JR : That was a real issue during color grading! We wondered whether to intervene on the image to separate the present from the past, but in fact the film is so intertwined that it would have been necessary to make a very clear distinction, using black and white or sepia for the past, for example. Or else one part saturated and another desaturated would not have been tangible enough. But I didn’t want to be radical, because that would have risked making the film a little too didactic. We worked on the sound to create a slight difference between the present and the past.

Cyrille Hubert (left), Jonathan Ricquebourg, at the camera, Laetitia Goffi, co-writer, Philippe Katerine and Emilie (Esteban's mother)
Cyrille Hubert (left), Jonathan Ricquebourg, at the camera, Laetitia Goffi, co-writer, Philippe Katerine and Emilie (Esteban’s mother)


What can you say about this second collaboration with Sophie Letourneur, and why do you refer to them as a "theater troupe"?

JR : Voyage en Italie, the first film we made together, is the first film in a trilogy that describes family life, which continues with L’Aventura, which tells the story of what happens to a couple when they have children and when love begins to fade, and the third film will be about divorce... It’s really a way of using small anecdotal details to say big things about life.
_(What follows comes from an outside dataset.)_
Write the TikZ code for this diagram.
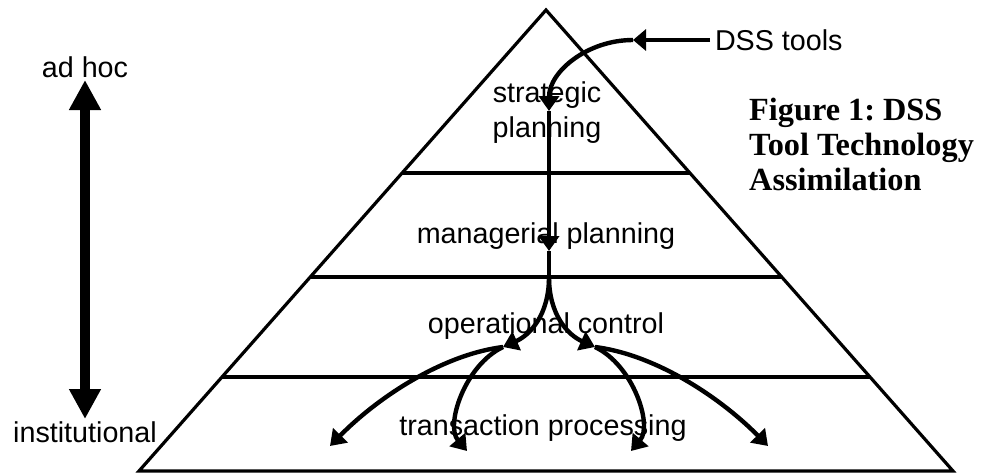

Sophie is an important filmmaker in contemporary cinema. She’s the only one who tries to question things that seem anecdotal but are actually very profound. It’s a kind of cinema like Andrée Chédid or Prévert’s poetry. I’m very happy to be able to work with her, and I’m not the only one. These two films brought together exactly the same technicians and, despite the financial constraints, the time constraints and the very small team, we all accepted these conditions. This way of embarking on an adventure and shooting so quickly, changing locations every day, driving around, calling restaurants to make reservations, doing everything—or almost everything—is, for me, similar to the experience of a theater troupe on tour. It’s a very collective approach to filmmaking.